** Provided information **
(begin)
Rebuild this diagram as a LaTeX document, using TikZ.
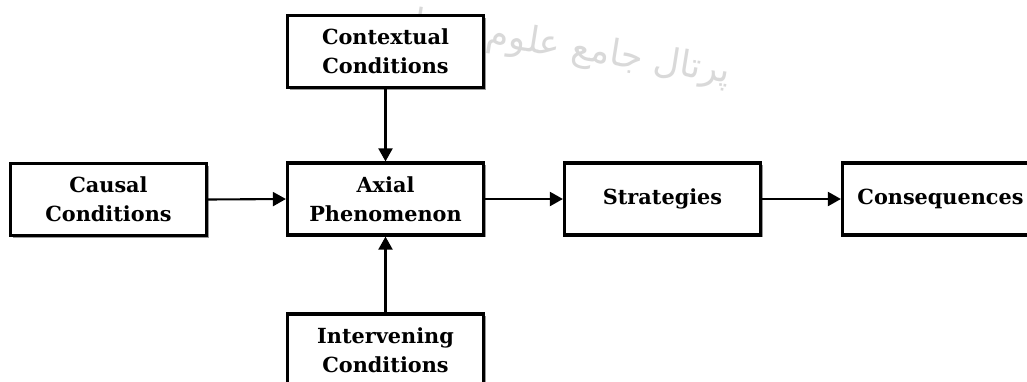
(end)
(begin)
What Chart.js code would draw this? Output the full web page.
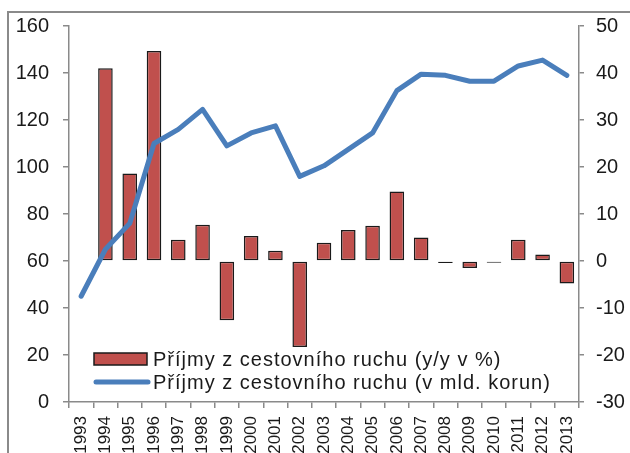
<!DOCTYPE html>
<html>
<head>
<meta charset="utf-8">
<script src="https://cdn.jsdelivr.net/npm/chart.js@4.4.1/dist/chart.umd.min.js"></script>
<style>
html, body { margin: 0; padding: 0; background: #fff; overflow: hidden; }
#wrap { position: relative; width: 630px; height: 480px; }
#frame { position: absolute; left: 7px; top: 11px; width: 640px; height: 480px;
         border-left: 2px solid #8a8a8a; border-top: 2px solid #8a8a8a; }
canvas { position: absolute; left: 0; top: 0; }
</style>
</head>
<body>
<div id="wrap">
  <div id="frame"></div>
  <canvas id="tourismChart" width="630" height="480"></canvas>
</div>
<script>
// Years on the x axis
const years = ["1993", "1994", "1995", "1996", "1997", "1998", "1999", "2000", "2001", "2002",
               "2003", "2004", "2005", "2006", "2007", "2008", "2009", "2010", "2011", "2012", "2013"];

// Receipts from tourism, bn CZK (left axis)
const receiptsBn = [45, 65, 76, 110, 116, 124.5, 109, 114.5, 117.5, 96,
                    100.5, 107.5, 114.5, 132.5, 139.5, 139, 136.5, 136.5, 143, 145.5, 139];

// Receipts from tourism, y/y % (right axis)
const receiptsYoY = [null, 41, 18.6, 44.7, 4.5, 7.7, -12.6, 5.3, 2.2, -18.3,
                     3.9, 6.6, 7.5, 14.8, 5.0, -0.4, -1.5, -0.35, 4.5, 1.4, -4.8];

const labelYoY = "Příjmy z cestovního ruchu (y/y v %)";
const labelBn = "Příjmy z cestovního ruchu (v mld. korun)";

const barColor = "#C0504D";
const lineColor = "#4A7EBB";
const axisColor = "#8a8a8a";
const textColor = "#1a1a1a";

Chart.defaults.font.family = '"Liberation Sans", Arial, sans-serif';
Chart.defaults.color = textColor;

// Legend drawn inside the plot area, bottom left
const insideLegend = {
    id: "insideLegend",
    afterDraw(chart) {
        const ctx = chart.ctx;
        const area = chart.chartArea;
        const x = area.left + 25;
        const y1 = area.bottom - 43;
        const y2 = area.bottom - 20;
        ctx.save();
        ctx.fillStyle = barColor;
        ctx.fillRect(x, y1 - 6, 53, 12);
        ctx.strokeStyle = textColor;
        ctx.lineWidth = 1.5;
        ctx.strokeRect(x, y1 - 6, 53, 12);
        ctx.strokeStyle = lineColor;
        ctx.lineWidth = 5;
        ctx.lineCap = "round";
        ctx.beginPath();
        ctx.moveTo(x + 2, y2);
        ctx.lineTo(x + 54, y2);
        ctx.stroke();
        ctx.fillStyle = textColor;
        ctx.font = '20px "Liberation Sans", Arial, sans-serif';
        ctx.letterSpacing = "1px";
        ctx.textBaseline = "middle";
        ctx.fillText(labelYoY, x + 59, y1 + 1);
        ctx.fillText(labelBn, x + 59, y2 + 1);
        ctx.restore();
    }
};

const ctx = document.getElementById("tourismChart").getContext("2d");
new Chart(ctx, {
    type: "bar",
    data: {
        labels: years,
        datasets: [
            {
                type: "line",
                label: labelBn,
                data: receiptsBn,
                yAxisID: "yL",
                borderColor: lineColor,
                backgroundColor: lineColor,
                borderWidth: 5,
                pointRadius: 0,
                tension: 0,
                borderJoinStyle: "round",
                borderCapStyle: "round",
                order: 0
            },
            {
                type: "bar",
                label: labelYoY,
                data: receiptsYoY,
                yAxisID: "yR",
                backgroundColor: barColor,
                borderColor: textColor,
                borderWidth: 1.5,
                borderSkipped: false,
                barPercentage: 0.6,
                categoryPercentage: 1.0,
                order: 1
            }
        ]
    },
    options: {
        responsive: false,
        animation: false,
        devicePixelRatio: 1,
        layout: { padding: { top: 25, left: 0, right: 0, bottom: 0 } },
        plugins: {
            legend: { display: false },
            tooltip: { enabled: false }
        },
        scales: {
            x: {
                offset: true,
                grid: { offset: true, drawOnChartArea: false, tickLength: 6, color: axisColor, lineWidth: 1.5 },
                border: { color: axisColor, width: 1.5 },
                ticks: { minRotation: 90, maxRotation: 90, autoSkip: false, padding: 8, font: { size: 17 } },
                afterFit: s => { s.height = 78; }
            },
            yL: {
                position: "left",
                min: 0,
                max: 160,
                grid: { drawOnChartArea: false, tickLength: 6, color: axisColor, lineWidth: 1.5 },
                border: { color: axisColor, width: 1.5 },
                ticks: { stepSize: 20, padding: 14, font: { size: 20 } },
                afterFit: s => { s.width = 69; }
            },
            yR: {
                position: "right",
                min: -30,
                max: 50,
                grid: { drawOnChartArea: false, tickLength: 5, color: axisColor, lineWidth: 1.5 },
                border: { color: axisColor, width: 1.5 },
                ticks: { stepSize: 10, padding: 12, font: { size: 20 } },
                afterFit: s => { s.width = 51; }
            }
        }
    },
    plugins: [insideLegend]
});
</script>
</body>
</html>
(end)
** Exercise **
Repeat the lines above exactly, beginning with the one containing "What Chart.js code" and finishing with the one containing "Chart.defaults.color = textColor;". No pictures belong in the copy.

** Solution for this problem **
What Chart.js code would draw this? Output the full web page.
<!DOCTYPE html>
<html>
<head>
<meta charset="utf-8">
<script src="https://cdn.jsdelivr.net/npm/chart.js@4.4.1/dist/chart.umd.min.js"></script>
<style>
html, body { margin: 0; padding: 0; background: #fff; overflow: hidden; }
#wrap { position: relative; width: 630px; height: 480px; }
#frame { position: absolute; left: 7px; top: 11px; width: 640px; height: 480px;
         border-left: 2px solid #8a8a8a; border-top: 2px solid #8a8a8a; }
canvas { position: absolute; left: 0; top: 0; }
</style>
</head>
<body>
<div id="wrap">
  <div id="frame"></div>
  <canvas id="tourismChart" width="630" height="480"></canvas>
</div>
<script>
// Years on the x axis
const years = ["1993", "1994", "1995", "1996", "1997", "1998", "1999", "2000", "2001", "2002",
               "2003", "2004", "2005", "2006", "2007", "2008", "2009", "2010", "2011", "2012", "2013"];

// Receipts from tourism, bn CZK (left axis)
const receiptsBn = [45, 65, 76, 110, 116, 124.5, 109, 114.5, 117.5, 96,
                    100.5, 107.5, 114.5, 132.5, 139.5, 139, 136.5, 136.5, 143, 145.5, 139];

// Receipts from tourism, y/y % (right axis)
const receiptsYoY = [null, 41, 18.6, 44.7, 4.5, 7.7, -12.6, 5.3, 2.2, -18.3,
                     3.9, 6.6, 7.5, 14.8, 5.0, -0.4, -1.5, -0.35, 4.5, 1.4, -4.8];

const labelYoY = "Příjmy z cestovního ruchu (y/y v %)";
const labelBn = "Příjmy z cestovního ruchu (v mld. korun)";

const barColor = "#C0504D";
const lineColor = "#4A7EBB";
const axisColor = "#8a8a8a";
const textColor = "#1a1a1a";

Chart.defaults.font.family = '"Liberation Sans", Arial, sans-serif';
Chart.defaults.color = textColor;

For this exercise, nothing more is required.